Se movía demasiado de prisa y en la dirección equivocada para ser una estrella y duraba demasiado tiempo para ser una estrella fugaz. Como hice entonces, seguí la extraña luz en su recorrido por el cielo hasta que se perdió entre las olas al sur del océano.

Durante unos momentos me pregunté qué sería, pero entonces algo me hizo sentarme y prestar atención (o su equivalente acuático, ya que estaba recostado de espaldas sobre la superficie del mar).

No había sido una visión de los dioses ni nada parecido. La parte científica de mi mente se hizo cargo del dilema mientras pisaba en el agua, sin importarme que estuviese siendo arrastrado hacia la playa. El recorrido de la luz había sido diferente allí, pero estábamos bastante más al norte que en la Ciudadela. De algún modo, debía de estar enlazada con el planeta y, sin embargo, al mismo tiempo, no lo estaba.

Verla esa noche no podía ser una mera coincidencia. Tenía que haber algún sentido oculto detrás, una lógica que pudiese predecirse y demarcarse. No era posible que nadie más hubiese visto esa luz. ¿Por qué entonces jamás había oído mencionarla a otros?

Intenté imaginarme a mí mismo volando sobre la superficie del planeta, como un ave imposiblemente grande y de increíble capacidad de elevación. Así podría observar en todas direcciones, ver cómo el océano se extendía debajo de mí como una inmensa sábana azul. Sería como estar en la cima de la colina de la Ciudadela, sólo que muchísimo más alto. Quizá lo más parecido fuese las montañas del interior de mi hogar en Lepidor, la cordillera que recorría el continente de Océanus, quebrada sólo por grietas en las que el agua había penetrado hasta formar las tres islas del extremo norte.

Por lo que yo sabía, ésas eran las montañas más altas, en los más salvajes e inexplorados territorios de Huasa y Tehama...

Me había dejado llevar y una ola me revolcó por la arena interrumpiendo mi cadena de pensamientos mientras intentaba quitarme el agua salada de los ojos. ¿Dónde me había quedado? ¡Ah! ¡Las montañas, Tehama, la isla de las Nubes!

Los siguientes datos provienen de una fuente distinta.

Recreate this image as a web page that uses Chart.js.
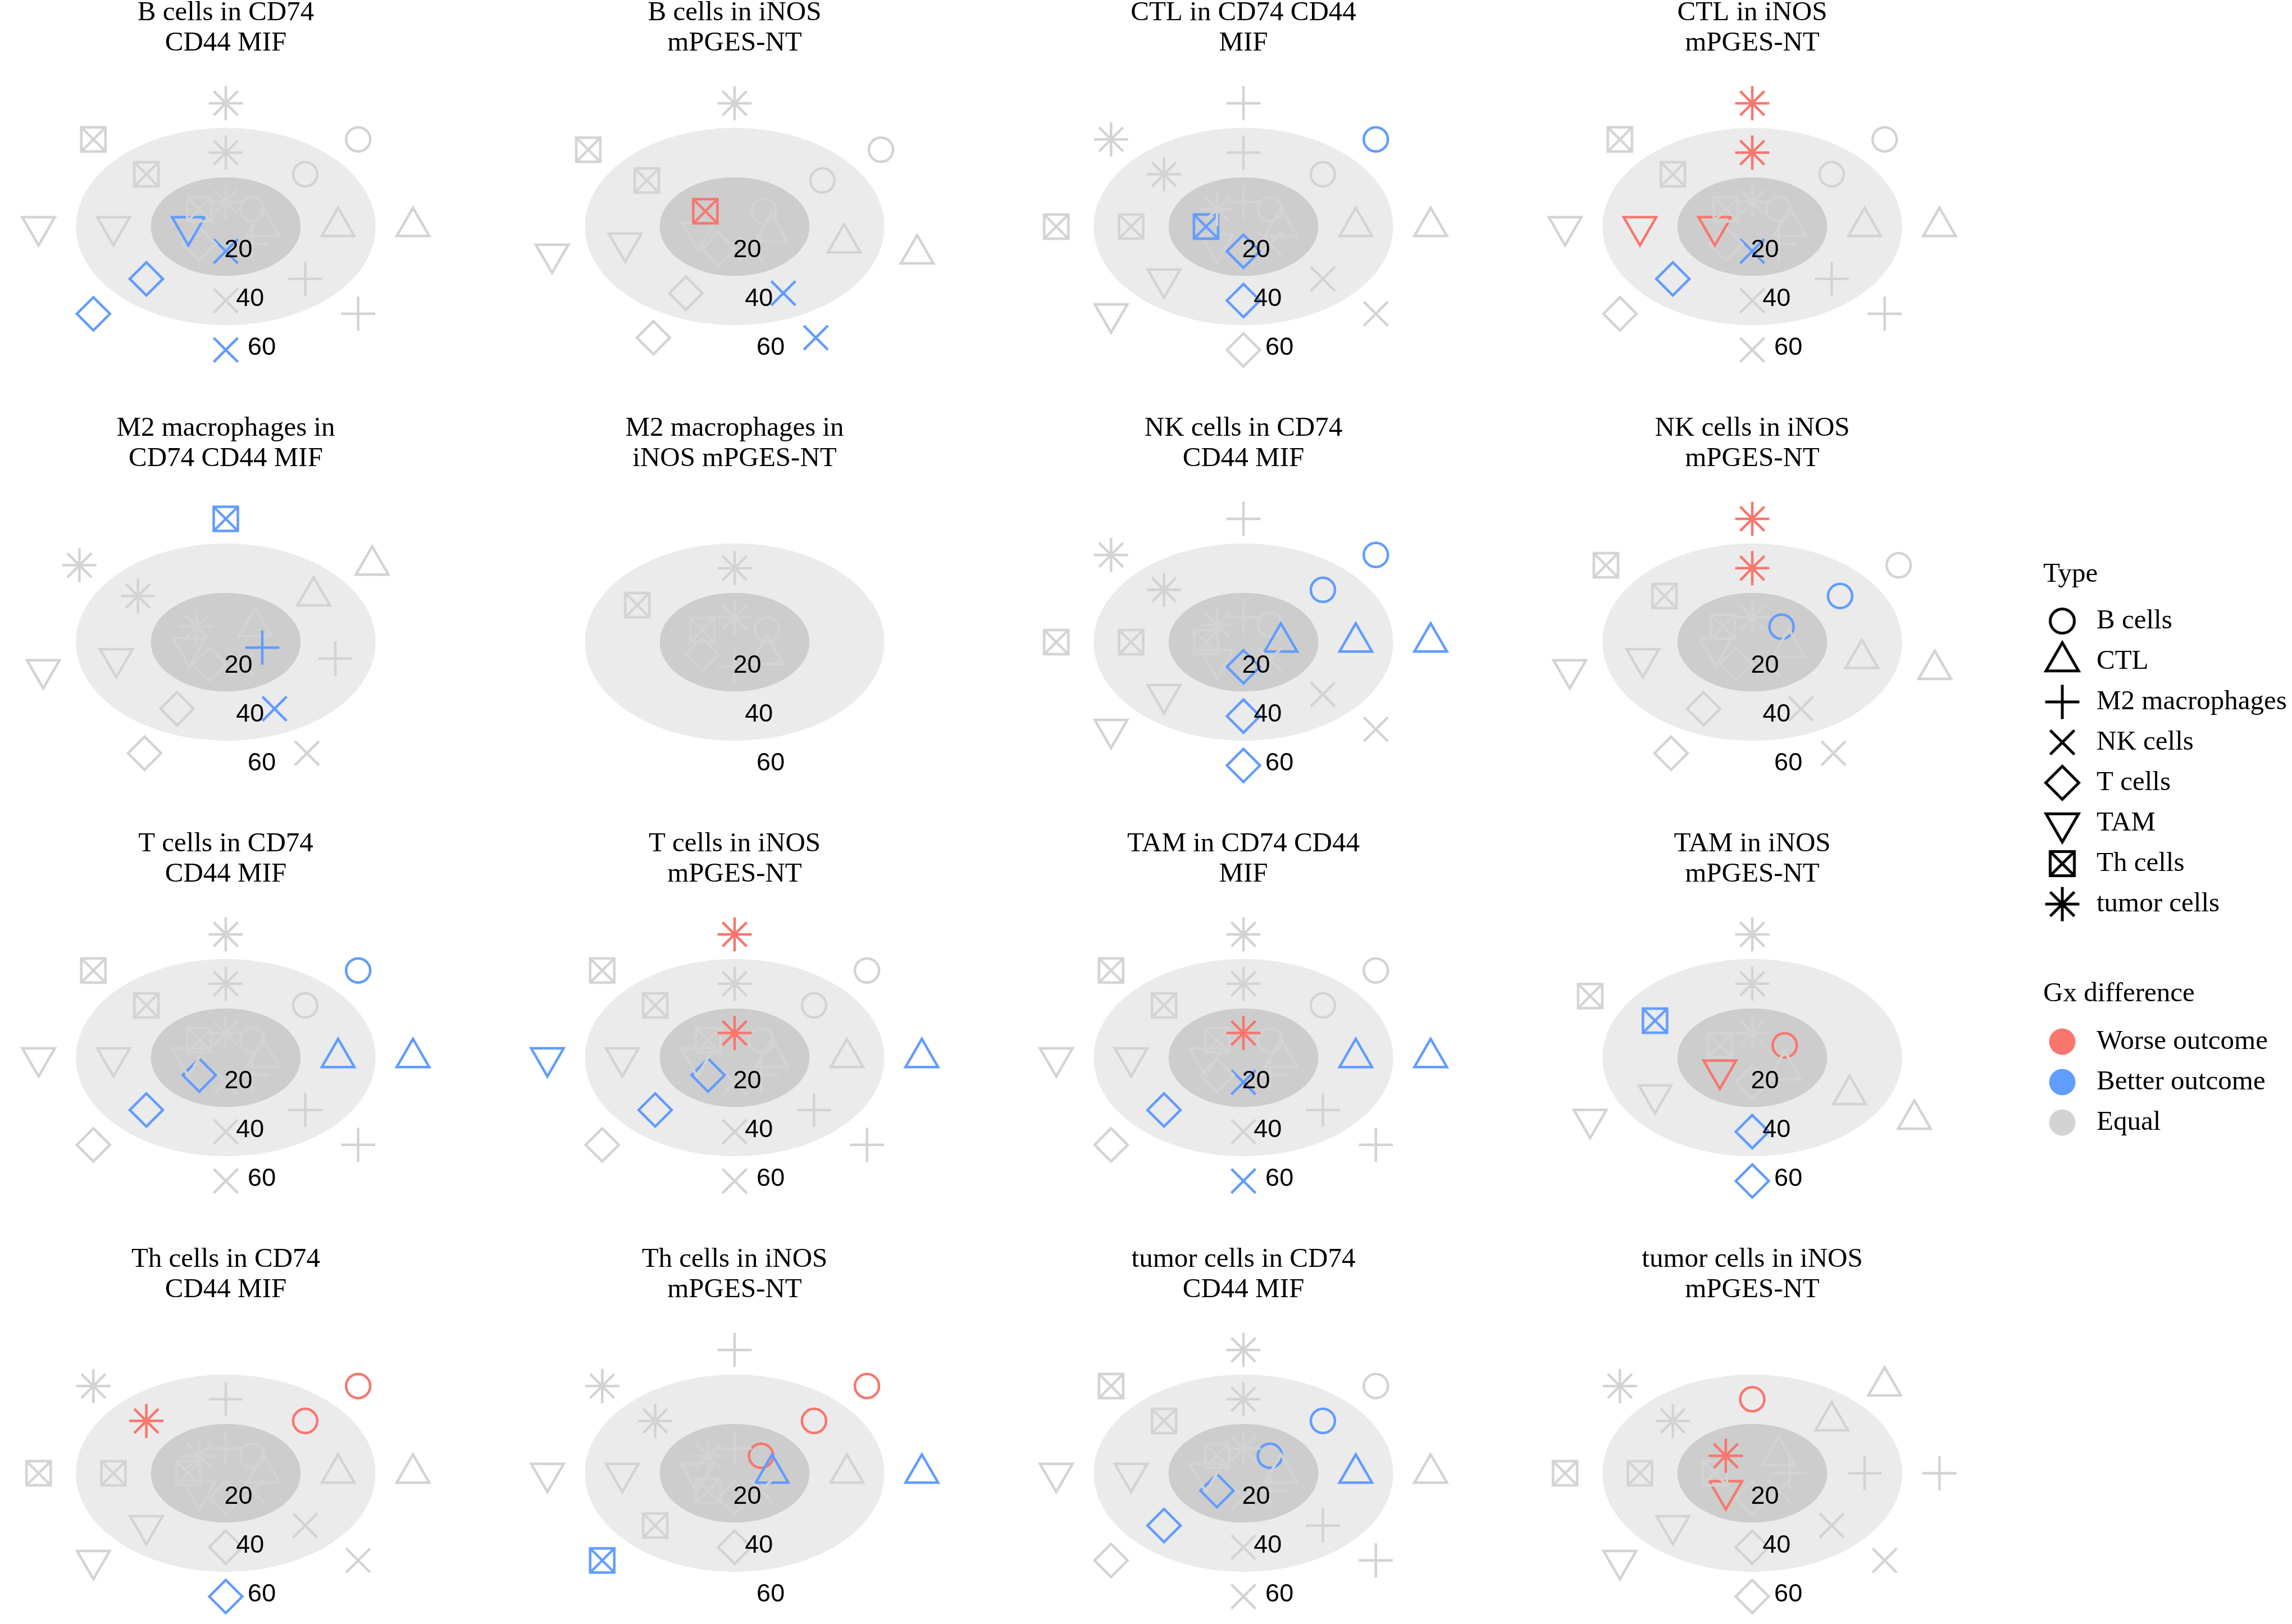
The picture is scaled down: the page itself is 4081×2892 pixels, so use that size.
<!DOCTYPE html>
<html>
<head>
<meta charset="utf-8">
<title>Gx difference by cell type and ligand-receptor pair</title>
<script src="https://cdn.jsdelivr.net/npm/chart.js@4.4.1/dist/chart.umd.min.js"></script>
<style>
  html, body { margin: 0; padding: 0; background: #ffffff; overflow: hidden; }
  #page { position: relative; width: 4081px; height: 2892px; }
  .panel { position: absolute; }
</style>
</head>
<body>
<div id="page"></div>
<script>
"use strict";

// ---- values ----
const cellTypes = ['B cells', 'CTL', 'M2 macrophages', 'NK cells', 'T cells', 'TAM', 'Th cells', 'tumor cells'];
const gxGroups = ['Worse outcome', 'Better outcome', 'Equal'];
const gxCodes = ['W', 'B', 'E'];
const radialValues = [20, 40, 60];
const radialTickLabels = ['20', '40', '60'];
const bandEdges = [30, 50];      // inner dark disc, outer light disc
const radialStart = 10;          // centre of each polar panel
const radialEnd = 70;

const panelTitles = [
    ['B cells in CD74', 'CD44 MIF'],
    ['B cells in iNOS', 'mPGES-NT'],
    ['CTL in CD74 CD44', 'MIF'],
    ['CTL in iNOS', 'mPGES-NT'],
    ['M2 macrophages in', 'CD74 CD44 MIF'],
    ['M2 macrophages in', 'iNOS mPGES-NT'],
    ['NK cells in CD74', 'CD44 MIF'],
    ['NK cells in iNOS', 'mPGES-NT'],
    ['T cells in CD74', 'CD44 MIF'],
    ['T cells in iNOS', 'mPGES-NT'],
    ['TAM in CD74 CD44', 'MIF'],
    ['TAM in iNOS', 'mPGES-NT'],
    ['Th cells in CD74', 'CD44 MIF'],
    ['Th cells in iNOS', 'mPGES-NT'],
    ['tumor cells in CD74', 'CD44 MIF'],
    ['tumor cells in iNOS', 'mPGES-NT']
];

// cell types shown in each panel, clockwise from the first spoke (index into cellTypes)
const panelOrder = [
    [0, 1, 2, 3, 4, 5, 6, 7],
    [0, 1, 3, 4, 5, 6, 7],
    [0, 1, 3, 4, 5, 6, 7, 2],
    [0, 1, 2, 3, 4, 5, 6, 7],
    [1, 2, 3, 4, 5, 7, 6],
    [0, 1, 2, 4, 6, 7],
    [0, 1, 3, 4, 5, 6, 7, 2],
    [0, 1, 3, 4, 5, 6, 7],
    [0, 1, 2, 3, 4, 5, 6, 7],
    [0, 1, 2, 3, 4, 5, 6, 7],
    [0, 1, 2, 3, 4, 5, 6, 7],
    [0, 1, 4, 5, 6, 7],
    [0, 1, 3, 4, 5, 6, 7, 2],
    [0, 1, 3, 4, 6, 5, 7, 2],
    [0, 1, 2, 3, 4, 5, 6, 7],
    [1, 2, 3, 4, 5, 6, 7, 0]
];

// Gx difference on each spoke at ring 20 / 40 / 60 (W worse, B better, E equal, - none)
const gxAt20 = ['EEEBEBEE', 'EEEEEW-', 'EEEBEBEE', 'EEEBEWEE', 'EBEEEE-', 'EEEEEE', 'EBEBEEEE', 'BEEEEEE',
                'EEEEBEEE', 'EEEEBEEW', 'EEEBEEEW', 'WEEWEE', 'EEEEEEEE', 'WBEEEEEE', 'BEEEBEEE', 'EEEEWEW-'];
const gxAt40 = ['EEEEBEEE', 'EEBEEE-', 'EEEBEEEE', 'EEEEBWEW', 'EEBEEE-', '----EE', 'BBEBEEE-', 'BEEEEEW',
                'EBEEBEEE', 'EEEEBEEE', 'EBEEBEEE', '-EBEBE', 'WEEEEEWE', 'WE-EEEE-', 'BBEEBEEE', 'EEEEEEEW'];
const gxAt60 = ['EEEBBEEE', 'EEBEEEE', 'BEEEEEEE', 'EEEEEEEW', 'E-EEEEB', '------', 'BBEBEEEE', 'EEEEEEW',
                'BBEEEEEE', 'EBEEEBEW', 'EBEBEEEE', '-EBEEE', 'WEEBEEE-', 'WB--BEEE', 'EEEEEEEE', 'EEEEEEE-'];

// ---- styling ----
const gxColors = { W: '#F8766D', B: '#619CFF', E: '#D3D3D3' };
const bandColors = ['#CDCDCD', '#EBEBEB'];
const markUnit = 21.5;      // ggplot point radius in px
const markStroke = 4.5;
// shape for each cell type (same order as cellTypes)
const typeMarks = [
    { style: 'circle', scale: 1, rotation: 0, legend: 'circle' },
    { style: 'triangle', scale: 1.555, rotation: 0, legend: 'triangle' },
    { style: 'cross', scale: 1.414, rotation: 0, legend: 'cross' },
    { style: 'crossRot', scale: 1.414, rotation: 0, legend: 'crossRot' },
    { style: 'rectRot', scale: 1.37, rotation: 0, legend: 'rectRot' },
    { style: 'triangle', scale: 1.555, rotation: 180, legend: 'triangleDown' },
    { style: 'boxX', scale: 1, rotation: 0, legend: 'boxX' },
    { style: 'star', scale: 1.414, rotation: 0, legend: 'star' }
];
const serif = "'Liberation Serif', 'Times New Roman', serif";
const sans = "'Liberation Sans', Arial, sans-serif";

// draw one ggplot-like shape on a plain canvas (used for the boxed x and the legend keys)
function drawMark(g, kind, x, y, unit) {
    const s2 = Math.SQRT2 * unit;
    g.beginPath();
    if (kind === 'circle') {
        g.arc(x, y, unit, 0, Math.PI * 2);
    } else if (kind === 'triangle' || kind === 'triangleDown') {
        const r = 1.555 * unit;
        const dir = kind === 'triangle' ? 1 : -1;
        g.moveTo(x, y - dir * r);
        g.lineTo(x + r * 0.866, y + dir * r / 2);
        g.lineTo(x - r * 0.866, y + dir * r / 2);
        g.closePath();
    } else if (kind === 'cross') {
        g.moveTo(x - s2, y); g.lineTo(x + s2, y);
        g.moveTo(x, y - s2); g.lineTo(x, y + s2);
    } else if (kind === 'crossRot') {
        g.moveTo(x - unit, y - unit); g.lineTo(x + unit, y + unit);
        g.moveTo(x - unit, y + unit); g.lineTo(x + unit, y - unit);
    } else if (kind === 'rectRot') {
        const d = 1.37 * unit;
        g.moveTo(x, y - d); g.lineTo(x + d, y); g.lineTo(x, y + d); g.lineTo(x - d, y);
        g.closePath();
    } else if (kind === 'boxX') {
        g.rect(x - unit, y - unit, 2 * unit, 2 * unit);
        g.moveTo(x - unit, y - unit); g.lineTo(x + unit, y + unit);
        g.moveTo(x - unit, y + unit); g.lineTo(x + unit, y - unit);
    } else if (kind === 'star') {
        g.moveTo(x - s2, y); g.lineTo(x + s2, y);
        g.moveTo(x, y - s2); g.lineTo(x, y + s2);
        g.moveTo(x - unit, y - unit); g.lineTo(x + unit, y + unit);
        g.moveTo(x - unit, y + unit); g.lineTo(x + unit, y - unit);
    } else if (kind === 'dot') {
        g.arc(x, y, unit + 2, 0, Math.PI * 2);
        g.fill();
        return;
    }
    g.stroke();
}

function markImage(kind, color, lineWidth, shiftX) {
    const c = document.createElement('canvas');
    c.width = 110;
    c.height = 110;
    const g = c.getContext('2d');
    g.strokeStyle = color;
    g.fillStyle = color;
    g.lineWidth = lineWidth;
    drawMark(g, kind, 55 + shiftX, 55, markUnit);
    return c;
}

// grey discs behind the points and the 20/40/60 labels on them
const tickSpokeDeg = 171;
const polarBackdrop = {
    id: 'polarBackdrop',
    beforeDatasetsDraw(chart) {
        const { ctx, scales: { x, y } } = chart;
        const cx = x.getPixelForValue(0);
        const cy = y.getPixelForValue(0);
        ctx.save();
        for (let i = bandEdges.length - 1; i >= 0; i--) {
            const reach = bandEdges[i] - radialStart;
            ctx.beginPath();
            ctx.ellipse(cx, cy, x.getPixelForValue(reach) - cx, cy - y.getPixelForValue(reach), 0, 0, Math.PI * 2);
            ctx.fillStyle = bandColors[i];
            ctx.fill();
        }
        ctx.restore();
    },
    afterDatasetsDraw(chart) {
        const { ctx, scales: { x, y } } = chart;
        const a = tickSpokeDeg * Math.PI / 180;
        ctx.save();
        ctx.fillStyle = '#000000';
        ctx.font = '45px ' + sans;
        ctx.textAlign = 'center';
        ctx.textBaseline = 'middle';
        radialValues.forEach(function (v, i) {
            const reach = v - radialStart;
            const px = x.getPixelForValue(reach * Math.sin(a)) + 12;
            const py = y.getPixelForValue(reach * Math.cos(a)) - 1;
            ctx.fillText(radialTickLabels[i], px, py);
        });
        ctx.restore();
    }
};

document.addEventListener('DOMContentLoaded', function () {
    const page = document.getElementById('page');
    const reach = radialEnd - radialStart;

    // Chart.js has no boxed-x style, so use a small canvas image per colour
    const boxImages = {};
    gxCodes.forEach(function (code) {
        boxImages[code] = markImage('boxX', gxColors[code], markStroke, 0);
    });

    panelTitles.forEach(function (title, p) {
        const col = p % 4;
        const row = Math.floor(p / 4);
        const holder = document.createElement('div');
        holder.className = 'panel';
        holder.style.left = (2 + 906 * col) + 'px';
        holder.style.top = (-9 + 740 * row) + 'px';
        const canvas = document.createElement('canvas');
        canvas.width = 800;
        canvas.height = 676;
        holder.appendChild(canvas);
        page.appendChild(holder);

        const order = panelOrder[p];
        const levels = [gxAt20[p], gxAt40[p], gxAt60[p]];

        // points go in data order (ring, then spoke) so overlaps stack like the original
        const pts = [], styles = [], radii = [], rots = [], colors = [];
        levels.forEach(function (codes, li) {
            order.forEach(function (typeIdx, k) {
                const code = codes[k];
                if (!gxColors[code]) return;
                const angle = (k + 1) * 2 * Math.PI / order.length;
                const r = radialValues[li] - radialStart;
                const mark = typeMarks[typeIdx];
                pts.push({ x: r * Math.sin(angle), y: r * Math.cos(angle) });
                styles.push(mark.style === 'boxX' ? boxImages[code] : mark.style);
                radii.push(markUnit * mark.scale);
                rots.push(mark.rotation);
                colors.push(gxColors[code]);
            });
        });

        new Chart(canvas, {
            type: 'scatter',
            data: {
                datasets: [{
                    label: 'Gx difference',
                    data: pts,
                    pointStyle: styles,
                    pointRadius: radii,
                    pointRotation: rots,
                    pointBorderColor: colors,
                    pointBackgroundColor: 'rgba(0,0,0,0)',
                    pointBorderWidth: markStroke,
                    showLine: false,
                    clip: false
                }]
            },
            options: {
                responsive: false,
                animation: false,
                events: [],
                layout: { padding: 0, autoPadding: false },
                scales: {
                    x: { type: 'linear', min: -reach, max: reach, display: false },
                    y: { type: 'linear', min: -reach, max: reach, display: false }
                },
                plugins: {
                    legend: { display: false },
                    tooltip: { enabled: false },
                    title: {
                        display: true,
                        text: title,
                        color: '#000000',
                        font: { family: serif, size: 49, weight: 'normal', lineHeight: 54 / 49 },
                        padding: { top: 5, bottom: 36 }
                    }
                }
            },
            plugins: [polarBackdrop]
        });
    });

    // legends: shape per cell type, then colour per Gx group
    function legendChart(left, top, height, titleText, items, titleGap) {
        const holder = document.createElement('div');
        holder.className = 'panel';
        holder.style.left = left + 'px';
        holder.style.top = top + 'px';
        const canvas = document.createElement('canvas');
        canvas.width = 1000;
        canvas.height = height;
        holder.appendChild(canvas);
        page.appendChild(holder);
        new Chart(canvas, {
            type: 'scatter',
            data: { datasets: [] },
            options: {
                responsive: false,
                animation: false,
                events: [],
                layout: { padding: 0 },
                scales: { x: { display: false }, y: { display: false } },
                plugins: {
                    tooltip: { enabled: false },
                    legend: {
                        display: true,
                        position: 'left',
                        align: 'start',
                        title: {
                            display: true,
                            text: titleText,
                            position: 'start',
                            color: '#000000',
                            font: { family: serif, size: 49, weight: 'normal', lineHeight: 1 },
                            padding: { top: 0, bottom: titleGap }
                        },
                        labels: {
                            usePointStyle: true,
                            pointStyleWidth: 47.5,
                            padding: 23,
                            color: '#000000',
                            font: { family: serif, size: 49, weight: 'normal', lineHeight: 1 },
                            generateLabels: function () { return items; }
                        }
                    }
                }
            }
        });
    }

    const typeItems = cellTypes.map(function (name, i) {
        return {
            text: name,
            pointStyle: markImage(typeMarks[i].legend, '#000000', 5, -12.75),
            fillStyle: 'rgba(0,0,0,0)',
            strokeStyle: 'rgba(0,0,0,0)',
            lineWidth: 0,
            hidden: false,
            datasetIndex: i
        };
    });
    const gxItems = gxGroups.map(function (name, i) {
        return {
            text: name,
            pointStyle: markImage('dot', gxColors[gxCodes[i]], 0, -12.75),
            fillStyle: 'rgba(0,0,0,0)',
            strokeStyle: 'rgba(0,0,0,0)',
            lineWidth: 0,
            hidden: false,
            datasetIndex: i
        };
    });

    legendChart(3638, 999, 700, 'Type', typeItems, 10.5);
    legendChart(3638, 1746, 400, 'Gx difference', gxItems, 12.5);
});
</script>
</body>
</html>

Si me atenía a la descripción de Ravenna, no podía estar seguro de poder ver el menor rastro del océano desde la cumbre de las montañas de Tehama. Sólo sería visible la parte superior de las nubes (aunque no podía imaginar cómo sería el panorama desde semejante altura).Y, por supuesto, había capas de nubes todavía más altas sobre la propia Tehama, de modo que para ver por encima de las nubes sería necesario ascender aún más.